Regarding the effect of post-meal exercise on postprandial blood glucose, Larsen et al (16) observed that performing moderate exercise 45 min after breakfast lowered blood glucose and/or insulin levels in patients with diabetes. The underlying mechanism may involve an increase in glucose consumption in the skeletal muscle (16). Viollet et al (17) reported that adenosine monophosphate-activated protein (AMP) kinase is activated due to the increase in the AMP/ATP ratio upon exercise in the skeletal muscle, and glucose transporter type 4 becomes transferred to the cell membrane.
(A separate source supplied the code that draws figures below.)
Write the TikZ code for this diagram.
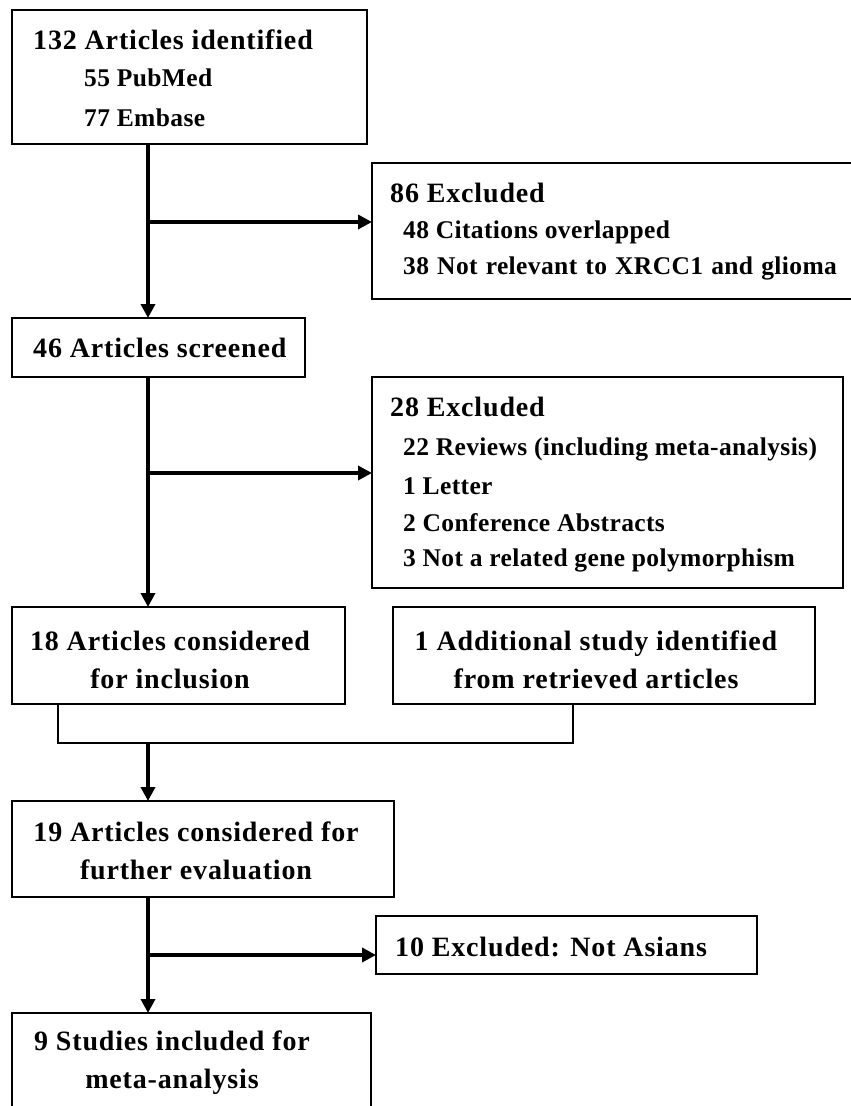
\documentclass[tikz,border=0pt]{standalone}
\usepackage{fontspec}
\setmainfont{Liberation Serif}
\usetikzlibrary{arrows.meta}
\begin{document}
\begin{tikzpicture}[x=1pt,y=-1pt,
  box/.style={draw=black, line width=2pt, anchor=north west, inner sep=0pt, outer sep=0pt},
  head/.style={anchor=west, inner sep=0pt, font=\fontsize{28}{30}\selectfont\bfseries\addfontfeature{LetterSpace=3}},
  sub/.style={anchor=west, inner sep=0pt, font=\fontsize{25.5}{28}\selectfont\bfseries\addfontfeature{LetterSpace=1.5}},
  two/.style={align=center, inner sep=0pt, font=\fontsize{28}{38}\selectfont\bfseries\addfontfeature{LetterSpace=3}},
  flow/.style={line width=3.6pt, -{Triangle[length=14pt,width=14pt]}},
  joinline/.style={line width=2pt}]
\useasboundingbox (0,0) rectangle (851,1106);
\clip (0,0) rectangle (851,1106);
\fill[white] (0,0) rectangle (851,1106);

% boxes
\node[box, minimum width=355, minimum height=134] (b1) at (12,10) {};
\node[box, minimum width=490, minimum height=136] (b2) at (372,163) {};
\node[box, minimum width=293, minimum height=59] (b3) at (12,318) {};
\node[box, minimum width=471, minimum height=211] (b4) at (372,377) {};
\node[box, minimum width=333, minimum height=97] (b5) at (12,607) {};
\node[box, minimum width=422, minimum height=97] (b6) at (393,607) {};
\node[box, minimum width=382, minimum height=96] (b7) at (12,801) {};
\node[box, minimum width=381, minimum height=58] (b8) at (376,916) {};
\node[box, minimum width=359, minimum height=130] (b9) at (12,1013) {};

% texts
\node[head] (t1a) at (33,40) {132 Articles identified};
\node[sub] (t1b) at (84,78) {55 PubMed};
\node[sub] (t1c) at (84,118) {77 Embase};

\node[head] (t2a) at (390,193) {86 Excluded};
\node[sub] (t2b) at (403,232) {48 Citations overlapped};
\node[sub] (t2c) at (403,268) {\spaceskip=0.32em\relax 38 Not relevant to XRCC1 and glioma};

\node[head] (t3) at (33,348) {46 Articles screened};

\node[head] (t4a) at (390,407) {28 Excluded};
\node[sub] (t4b) at (403,449) {22 Reviews (including meta-analysis)};
\node[sub] (t4c) at (403,486) {1 Letter};
\node[sub] (t4d) at (403,523) {2 Conference Abstracts};
\node[sub] (t4e) at (403,560) {3 Not a related gene polymorphism};

\node[two] (t5) at (170,660) {18 Articles considered\\for inclusion};
\node[two] (t6) at (596,660) {1 Additional study identified\\from retrieved articles};
\node[two] (t7) at (196,851) {19 Articles considered for\\further evaluation};
\node[head] (t8) at (395,947) {10 Excluded: Not Asians};
\node[two] (t9) at (172,1063) {9 Studies included for\\meta-analysis};

% junction points
\coordinate (j1) at (148,222);
\coordinate (j2) at (148,473);
\coordinate (m) at (148,743);
\coordinate (mL) at (58,743);
\coordinate (mR) at (573,743);
\coordinate (j3) at (148,955);

% connectors
\draw[flow] (b1.south -| j1) -- (b3.north -| j1);
\draw[flow] (j1) -- (j1 -| b2.west);
\draw[flow] (b3.south -| j2) -- (b5.north -| j2);
\draw[flow] (j2) -- (j2 -| b4.west);
\draw[joinline] (b5.south -| mL) -- (mL) -- (mR) -- (b6.south -| mR);
\draw[flow] (m) -- (b7.north -| m);
\draw[flow] (b7.south -| j3) -- (b9.north -| j3);
\draw[flow] (j3) -- (j3 -| b8.west);
\end{tikzpicture}
\end{document}
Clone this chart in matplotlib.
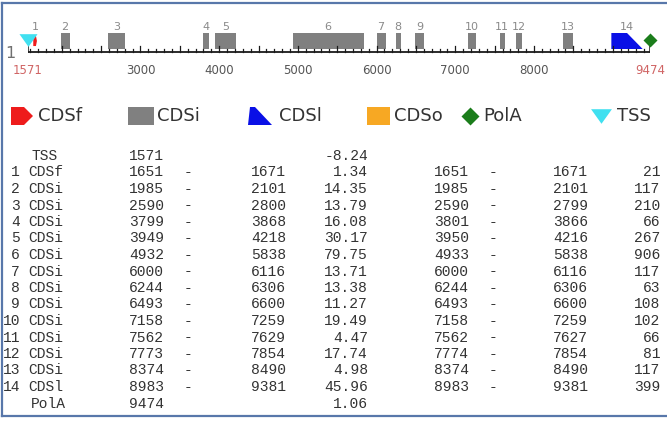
import matplotlib
matplotlib.use('Agg')
import matplotlib.pyplot as plt
from matplotlib.patches import Rectangle, Polygon
import numpy as np

# gene model (bp)
seq_start = 1571
seq_end = 9474
tss_pos = 1571
tss_score = -8.24
polya_pos = 9474
polya_score = 1.06

exon_type = ['CDSf', 'CDSi', 'CDSi', 'CDSi', 'CDSi', 'CDSi', 'CDSi', 'CDSi',
             'CDSi', 'CDSi', 'CDSi', 'CDSi', 'CDSi', 'CDSl']
exon_start = [1651, 1985, 2590, 3799, 3949, 4932, 6000, 6244, 6493, 7158, 7562, 7773, 8374, 8983]
exon_end = [1671, 2101, 2800, 3868, 4218, 5838, 6116, 6306, 6600, 7259, 7629, 7854, 8490, 9381]
exon_score = [1.34, 14.35, 13.79, 16.08, 30.17, 79.75, 13.71, 13.38, 11.27, 19.49, 4.47, 17.74, 4.98, 45.96]
orf_start = [1651, 1985, 2590, 3801, 3950, 4933, 6000, 6244, 6493, 7158, 7562, 7774, 8374, 8983]
orf_end = [1671, 2101, 2799, 3866, 4216, 5838, 6116, 6306, 6600, 7259, 7627, 7854, 8490, 9381]
orf_len = [21, 117, 210, 66, 267, 906, 117, 63, 108, 102, 66, 81, 117, 399]

ruler_labels = [3000, 4000, 5000, 6000, 7000, 8000]

col = {'CDSf': '#ee1c1c', 'CDSi': '#808080', 'CDSl': '#0a10e6', 'CDSo': '#f7a823',
       'PolA': '#1b7d1b', 'TSS': '#40e0f0'}

fig = plt.figure(figsize=(6.67, 4.21), dpi=100)
bg = fig.add_axes([0, 0, 1, 1])
bg.set_xlim(0, 667)
bg.set_ylim(421, 0)
bg.axis('off')

# frame
fc = '#5877aa'
bg.plot([2, 667], [3, 3], color=fc, lw=1.6)
bg.plot([2, 2], [3, 416], color=fc, lw=1.6)
bg.plot([2, 667], [416, 416], color=fc, lw=1.6)

# track axes: x in bp, y in pixel rows
trk = fig.add_axes([28 / 667, 0, 622 / 667, 1])
trk.set_xlim(seq_start, seq_end)
trk.set_ylim(421, 0)
trk.axis('off')

y_top, y_bot, y_axis = 33, 49, 52

for i, (t, s, e) in enumerate(zip(exon_type, exon_start, exon_end)):
    if t == 'CDSi':
        trk.add_patch(Rectangle((s, y_top), e - s, y_bot - y_top, color=col[t], lw=0))
    elif t == 'CDSl':
        trk.add_patch(Polygon([(s, y_bot), (s, y_top), (s + 0.5 * (e - s), y_top), (e, y_bot)],
                              closed=True, color=col[t], lw=0))
    elif t == 'CDSf':
        m = s + 0.5 * (e - s)
        trk.add_patch(Polygon([(s, 37), (m, 37), (e, 41), (m, 45), (s, 45)],
                              closed=True, fc=col[t], ec=col[t], lw=1.5))
    trk.text((s + e) / 2, 27, str(i + 1), ha='center', va='center', fontsize=8, color='#8a8a8a')

# ruler
trk.plot([seq_start, seq_end], [y_axis, y_axis], color='#1a1a1a', lw=1.3, solid_capstyle='butt')
for v in np.arange(1600, seq_end, 100):
    h = 6 if v % 500 == 0 else 3
    trk.plot([v, v], [y_axis, y_axis - h], color='#1a1a1a', lw=0.9)
for v in [seq_start, seq_end]:
    trk.plot([v, v], [y_axis, y_axis - 9], color='#1a1a1a', lw=1.1)
for v in ruler_labels:
    trk.text(v, 70, str(v), ha='center', va='center', fontsize=8.5, color='#555555')
trk.text(seq_start, 71, str(seq_start), ha='center', va='center', fontsize=8.5, color='#d06464')
trk.text(seq_end, 71, str(seq_end), ha='center', va='center', fontsize=8.5, color='#d06464',
         clip_on=False)
bg.text(10, 53, '1', ha='center', va='center', fontsize=11.5, color='#707070')

# TSS and PolA
tri = [(-1, 0.7), (1, 0.7), (0, -0.7)]
trk.plot([tss_pos], [40], marker=tri, ms=13, color=col['TSS'], mec='none', clip_on=False)
trk.plot([polya_pos], [40], marker='D', ms=7, color=col['PolA'], mec='none', clip_on=False)

# legend
ly = 116
bg.add_patch(Polygon([(11, ly - 9), (24, ly - 9), (33, ly), (24, ly + 9), (11, ly + 9)],
                     closed=True, color=col['CDSf'], lw=0))
bg.add_patch(Rectangle((128, ly - 9), 26, 18, color=col['CDSi'], lw=0))
bg.add_patch(Polygon([(248, ly + 9), (250, ly - 9), (255, ly - 9), (272, ly + 9)],
                     closed=True, color=col['CDSl'], lw=0))
bg.add_patch(Rectangle((367, ly - 9), 23, 18, color=col['CDSo'], lw=0))
bg.plot([470], [ly], marker='D', ms=9, color=col['PolA'], mec='none')
bg.plot([601], [ly], marker=tri, ms=15, color=col['TSS'], mec='none')
for x, lab in zip([38, 157, 279, 394, 483, 617], ['CDSf', 'CDSi', 'CDSl', 'CDSo', 'PolA', 'TSS']):
    bg.text(x, ly, lab, ha='left', va='center', fontsize=13, color='#333333')

# table
mono = dict(family='Liberation Mono', fontsize=10.5, color='#333333', va='center')
y0, dy = 156, 16.5
bg.text(31, y0, 'TSS', ha='left', **mono)
bg.text(129, y0, str(tss_pos), ha='left', **mono)
bg.text(368, y0, '%.2f' % tss_score, ha='right', **mono)
for i in range(len(exon_type)):
    y = y0 + (i + 1) * dy
    bg.text(20, y, str(i + 1), ha='right', **mono)
    bg.text(28, y, exon_type[i], ha='left', **mono)
    bg.text(129, y, str(exon_start[i]), ha='left', **mono)
    bg.text(184, y, '-', ha='left', **mono)
    bg.text(286, y, str(exon_end[i]), ha='right', **mono)
    bg.text(368, y, '%.2f' % exon_score[i], ha='right', **mono)
    bg.text(434, y, str(orf_start[i]), ha='left', **mono)
    bg.text(489, y, '-', ha='left', **mono)
    bg.text(588, y, str(orf_end[i]), ha='right', **mono)
    bg.text(660, y, str(orf_len[i]), ha='right', **mono)
y = y0 + (len(exon_type) + 1) * dy
bg.text(31, y, 'PolA', ha='left', **mono)
bg.text(129, y, str(polya_pos), ha='left', **mono)
bg.text(368, y, '%.2f' % polya_score, ha='right', **mono)

fig.savefig('out.png', dpi=100)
However, it has also been reported that if an individual exercises in a fasting state, the glucose supply from the liver is stimulated as catecholamine secretion is increased, which is associated with sympathetic nerve stimulation; furthermore, insulin secretion, which suppresses gluconeogenesis in the liver, is decreased (18).

In the present study, the EX group exhibited an inhibited postprandial blood glucose increase at 45 and 60 min following the meal compared with the glucose level in the control group. The MIX group exhibited a greater increase in postprandial blood glucose level compared with that of the LGI group. In light of the aforementioned mechanism, the reason why the MIX group showed a greater increase in postprandial blood sugar level than the LGI group may be that the exercise was performed when the blood sugar level was not sufficiently high; thus, glucose was supplied from the liver.

An increase in blood glucose levels has been proposed to lead to oxidative stress. Ceriello et al (19) observed that patients with diabetes exhibit a significant post-meal reduction in antioxidant levels and an increase in the levels of malondialdehyde, a marker of oxidative stress. In the present study, the antioxidant capacity of the control group continued to decrease until 180 min after the meal, whereas the antioxidant capacity in the LGI and EX groups was beginning to increase at 180 min following the meal. A previous study indicated that the oxidation of LDL is prevented by the polyphenols contained in olive oil (20), and the exercise-induced reduction in the manifestation of NADPH oxidase (21) is thought to contribute to this.

It is well established that a controlled diet and exercise are essential therapies for the treatment of diabetes. Thus, the consumption of low-GI food combined with post-meal exercise may be used as a treatment option for patients with diabetes. The findings of the present study support the use of dietary counseling regarding low-GI food. However, the individuals employed in the present study were healthy, with no diabetes; thus, the data obtained should be investigated in further studies of patients with diabetes.